Adam must have Eve; Eve must have Adam. Together — and only together — they embody and exhibit the divine image as fully as a creature can. This is why John Calvin can write in his commentary at 1 Corinthians 7:1, “[T]he man without the woman was, as it were, but half a man.” Yet Preston Sprinkle exudes:

Much of this anti-singleness message saturates the air of our churches, sometimes with words, other times with actions. The message is usually … subtle and unintended. But single people hear it loud and clear: You’re incomplete until you get married and have at least two kids. (But if you have more than four, then people think you’re weird again.)

But to be pro-marriage is not to be anti-single. It is a creational truth that you are incomplete until you get married, and the Bible requires the fruitful blessedness of children (Ps. 127:3–5) and does not exalt childlessness. “The Childfree Life,” if a conscious choice, is sin, violating the creational norm of a fruitfulness-designed marriage (Gen. 1:27–28).

If the ESCP were correct, we can imagine God’s saying at creation, “Adam, I’m going to create from your own body a woman, one like you, yet different. Whatever you do, however, don’t marry her. The unmarried state is spiritually superior. The woman will draw you away from me.” Such a sentiment is outrageous. On the contrary, and as hard as it might be to accept the verdict, God alone was not sufficient for the man. The man needed someone like him, and though he was created in God’s image, he needed someone more like him than God is. God intentionally created man good, but relationally incomplete, and every male without a wife, and female without a husband, is relationally incomplete, even though at times it is God’s will for them to be that way (as widowers, for example, or as gifted celibates). To be married is alone to be complete.

Conclusion

This profound meaning of marriage rooted in the creation order demolishes the ESCP thesis that marriage is optional and that it and celibacy are not much more different from one another than right-and left-handedness are. The ESCP suffers from deep anticreational roots whose accelerated growth in the last few years threatens to choke the gospel. This is an irony, because evangelicalism is putatively all about the evangel, the good news, the gospel. But by its anticreational direction it strikes out at humanity as the image of God, and at marriage, procreation, and the cultural mandate as creational norms in terms of which the gospel is even possible at all. No creation, no gospel. Misunderstood creation, misunderstood gospel.

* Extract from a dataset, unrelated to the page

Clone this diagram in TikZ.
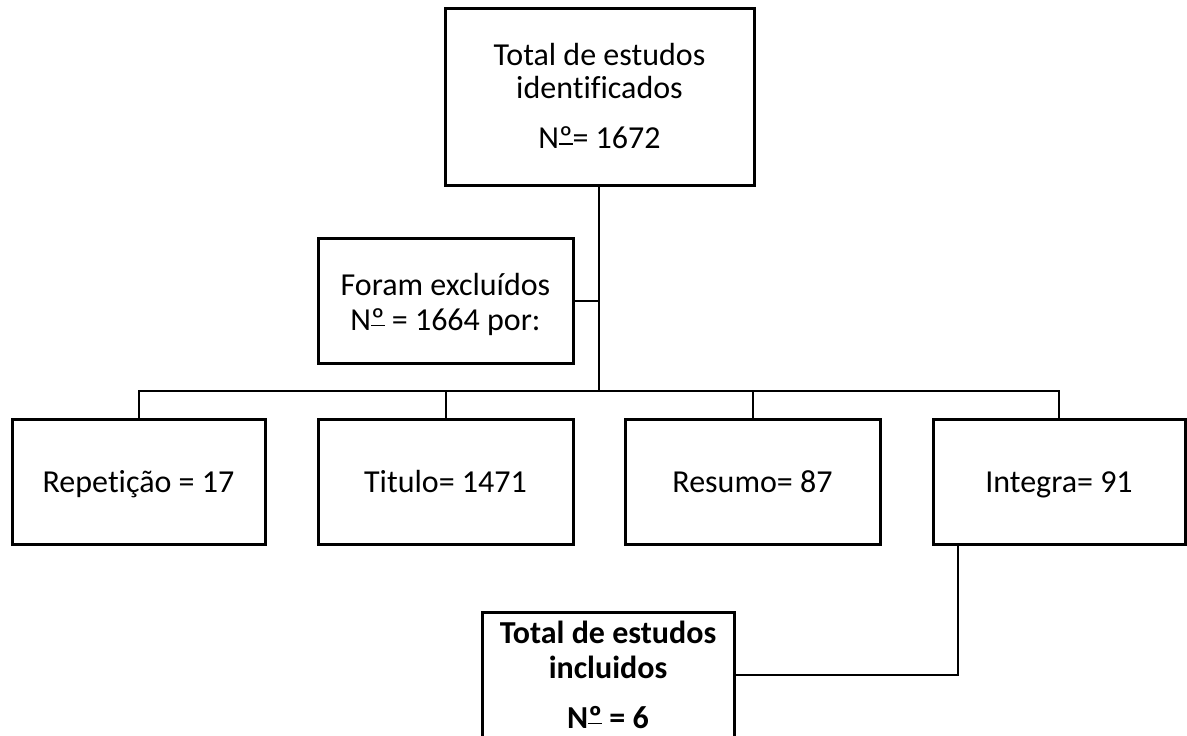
\documentclass[tikz,border=0pt]{standalone}
\usepackage{fontspec}
\setmainfont{Carlito}[Ligatures=CommonOff]
\newlength\ordw
\newcommand\ordo{\settowidth\ordw{º}\rlap{º}\rule[0.13em]{\ordw}{0.055em}}
\begin{document}
\begin{tikzpicture}[x=1pt,y=-1pt,
  box/.style={draw=black,line width=3pt,fill=white,inner sep=0pt,align=center,
    font=\fontsize{32}{33}\selectfont},
  onebox/.style={box,minimum height=125,text height=21pt,text depth=0pt},
  conn/.style={draw=black,line width=2pt}]
\useasboundingbox (0,0) rectangle (1187,736);
\clip (0,0) rectangle (1187,736);
\node[box,minimum width=309,minimum height=177] (total) at (599.5,96.5)
  {Total de estudos\\identificados\\[17pt]N\ordo= 1672};
\node[box,minimum width=255,minimum height=125] (excl) at (445.5,300.5)
  {\rule{0pt}{30pt}Foram excluídos\\[2pt]N\ordo{} = 1664 por:};
\node[onebox,minimum width=253] (rep) at (138.5,481.5) {Repetição = 17};
\node[onebox,minimum width=255] (tit) at (445.5,481.5) {Titulo= 1471};
\node[onebox,minimum width=255] (res) at (752.5,481.5) {Resumo= 87};
\node[onebox,minimum width=252] (int) at (1059,481.5) {Integra= 91};
\node[box,minimum width=252,minimum height=126,font=\fontsize{32}{35}\selectfont\bfseries] (incl) at (608,675)
  {Total de estudos\\incluidos\\[15pt]N\ordo{} = 6};
\coordinate (bus) at (599,391);
\draw[conn] (total.south -| bus) -- (bus);
\draw[conn] (excl.east) -- (excl.east -| bus);
\draw[conn] (rep.north) |- (bus);
\draw[conn] (tit.north) |- (bus);
\draw[conn] (res.north) |- (bus);
\draw[conn] (int.north) |- (bus);
\draw[conn] ([xshift=-101pt]int.south) |- (incl.east);
\end{tikzpicture}
\end{document}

God privileges marriage because it is an underlying rationale for creating humanity in the first place. Man and woman in marital union most fully reflect the image of God and, with rare exception, produce children as God’s plan to oversee and cultivate the rest of his creation.

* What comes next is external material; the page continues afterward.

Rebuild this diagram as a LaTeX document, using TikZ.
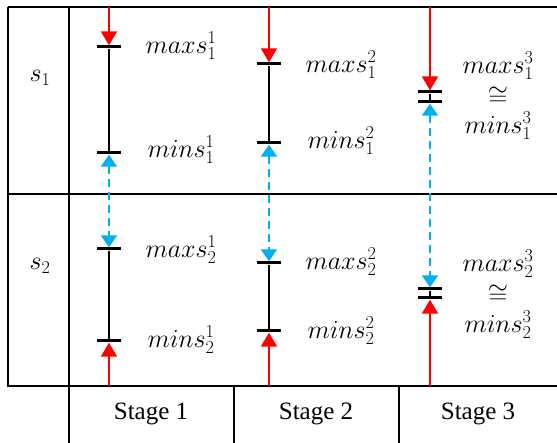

This is what man and woman are on earth to do, and this is the exalted condition that the gospel of Jesus Christ restores man and woman to.

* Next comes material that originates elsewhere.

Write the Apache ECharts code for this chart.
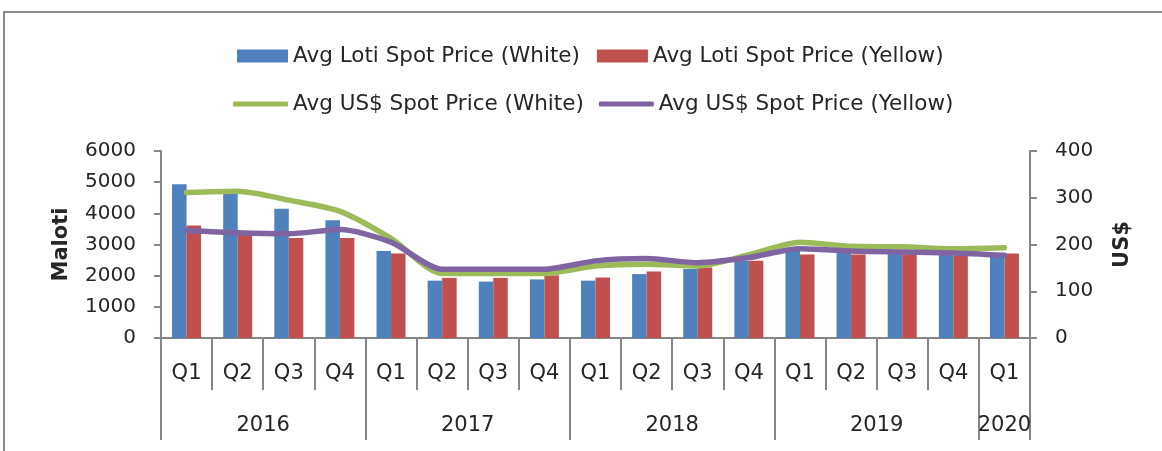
<!DOCTYPE html>
<html>
<head>
<meta charset="utf-8">
<script src="https://cdn.jsdelivr.net/npm/echarts@6/dist/echarts.min.js"></script>
<style>
  html, body { margin: 0; padding: 0; background: #fff; }
  #chart { width: 1162px; height: 451px; }
</style>
</head>
<body>
<div id="chart"></div>
<script>
// quarters on the lower axis, years grouped below
const quarters = ['Q1', 'Q2', 'Q3', 'Q4', 'Q1', 'Q2', 'Q3', 'Q4', 'Q1', 'Q2', 'Q3', 'Q4', 'Q1', 'Q2', 'Q3', 'Q4', 'Q1']
const years = ['2016', '2017', '2018', '2019', '2020']
const yearSpans = [4, 4, 4, 4, 1]

// Maloti (left axis)
const lotiWhite = [4930, 4630, 4150, 3780, 2790, 1840, 1810, 1880, 1840, 2050, 2210, 2480, 2850, 2780, 2780, 2720, 2650]
const lotiYellow = [3610, 3350, 3210, 3210, 2710, 1930, 1930, 2010, 1940, 2130, 2260, 2480, 2680, 2680, 2680, 2630, 2710]
// US$ (right axis)
const usdWhite = [311, 314, 295, 271, 213, 138, 138, 138, 154, 158, 154, 178, 205, 196, 195, 191, 193]
const usdYellow = [230, 225, 223, 232, 205, 147, 147, 147, 165, 170, 161, 172, 191, 186, 184, 182, 177]

const leftTicks = { min: 0, max: 6000, interval: 1000 }
const rightTicks = { min: 0, max: 400, interval: 100 }

// year axis: half-quarter slots so labels can sit between quarter centres
const yearSlots = []
const yearBounds = [0]
for (let i = 0; i <= quarters.length * 2; i++) yearSlots.push('')
let pos = 0
years.forEach((y, i) => {
  yearSlots[pos + yearSpans[i]] = y
  pos += yearSpans[i] * 2
  yearBounds.push(pos)
})

const chart = echarts.init(document.getElementById('chart'))
const font = 'DejaVu Sans'
const txt = '#262626'
const axisGray = '#868686'

const option = {
  backgroundColor: '#fff',
  textStyle: { fontFamily: font },
  graphic: [{
    type: 'rect',
    shape: { x: 4, y: 12, width: 1200, height: 500 },
    style: { fill: 'none', stroke: '#8c8c8c', lineWidth: 2 },
    silent: true
  }],
  legend: [{
    data: [
      { name: 'Avg Loti Spot Price (White)', icon: 'rect' },
      { name: 'Avg Loti Spot Price (Yellow)', icon: 'rect' }
    ],
    left: 232,
    top: 40,
    itemWidth: 51,
    itemHeight: 13,
    itemGap: 17,
    textStyle: { fontSize: 21.5, color: txt, fontFamily: font }
  }, {
    data: [
      { name: 'Avg US$ Spot Price (White)', icon: 'roundRect' },
      { name: 'Avg US$ Spot Price (Yellow)', icon: 'roundRect' }
    ],
    left: 228,
    top: 88,
    itemWidth: 55,
    itemHeight: 5,
    itemGap: 15,
    textStyle: { fontSize: 21.5, color: txt, fontFamily: font }
  }],
  grid: { left: 161, right: 132, top: 151, bottom: 113 },
  xAxis: [{
    type: 'category',
    data: quarters,
    axisLine: { lineStyle: { color: axisGray, width: 2 } },
    axisTick: { show: true, length: 52, interval: 0, lineStyle: { color: axisGray, width: 2 } },
    axisLabel: { interval: 0, margin: 25, fontSize: 21, color: txt }
  }, {
    type: 'category',
    position: 'bottom',
    boundaryGap: false,
    data: yearSlots,
    axisLine: { lineStyle: { color: axisGray, width: 2 } },
    axisTick: {
      show: true,
      length: 102,
      interval: (idx) => yearBounds.includes(idx),
      lineStyle: { color: axisGray, width: 2 }
    },
    axisLabel: { interval: 0, margin: 77, fontSize: 21, color: txt }
  }],
  yAxis: [{
    type: 'value',
    name: 'Maloti',
    nameLocation: 'middle',
    nameRotate: 90,
    nameGap: 89,
    nameTextStyle: { fontSize: 21, fontWeight: 'bold', color: txt },
    min: leftTicks.min,
    max: leftTicks.max,
    interval: leftTicks.interval,
    axisLine: { show: true, lineStyle: { color: axisGray, width: 2 } },
    axisTick: { show: true, length: 7, lineStyle: { color: axisGray, width: 2 } },
    axisLabel: { margin: 25, fontSize: 20, color: txt, formatter: (v) => String(v) },
    splitLine: { show: false }
  }, {
    type: 'value',
    name: 'US$',
    nameLocation: 'middle',
    nameRotate: 90,
    nameGap: 82,
    nameTextStyle: { fontSize: 21, fontWeight: 'bold', color: txt },
    min: rightTicks.min,
    max: rightTicks.max,
    interval: rightTicks.interval,
    axisLine: { show: true, lineStyle: { color: axisGray, width: 2 } },
    axisTick: { show: true, length: 7, lineStyle: { color: axisGray, width: 2 } },
    axisLabel: { margin: 25, fontSize: 20, color: txt },
    splitLine: { show: false }
  }],
  series: [{
    name: 'Avg Loti Spot Price (White)',
    type: 'bar',
    data: lotiWhite,
    barWidth: 14.5,
    barGap: 0,
    itemStyle: { color: '#4f81bd' }
  }, {
    name: 'Avg Loti Spot Price (Yellow)',
    type: 'bar',
    data: lotiYellow,
    barWidth: 14.5,
    barGap: 0,
    itemStyle: { color: '#c0504d' }
  }, {
    name: 'Avg US$ Spot Price (White)',
    type: 'line',
    yAxisIndex: 1,
    data: usdWhite,
    symbol: 'none',
    smooth: 0.25,
    lineStyle: { width: 5.5, color: '#9bbb59', cap: 'round' },
    itemStyle: { color: '#9bbb59' }
  }, {
    name: 'Avg US$ Spot Price (Yellow)',
    type: 'line',
    yAxisIndex: 1,
    data: usdYellow,
    symbol: 'none',
    smooth: 0.25,
    lineStyle: { width: 5.5, color: '#8064a2', cap: 'round' },
    itemStyle: { color: '#8064a2' }
  }]
}

chart.setOption(option)
</script>
</body>
</html>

UPDATE: Though I implied it in my essay on singleness, I wish to state now explicitly and emphatically (to avoid misunderstanding) that my criticisms are not directed at godly single Christians who desire to get married but who are waiting on a faithful spouse. Rather, my criticisms are directed at those singles who have marginalized or devalued marriage or even cast it aside, and for parents and, in particular, church leaders who encourage them in their disobedience.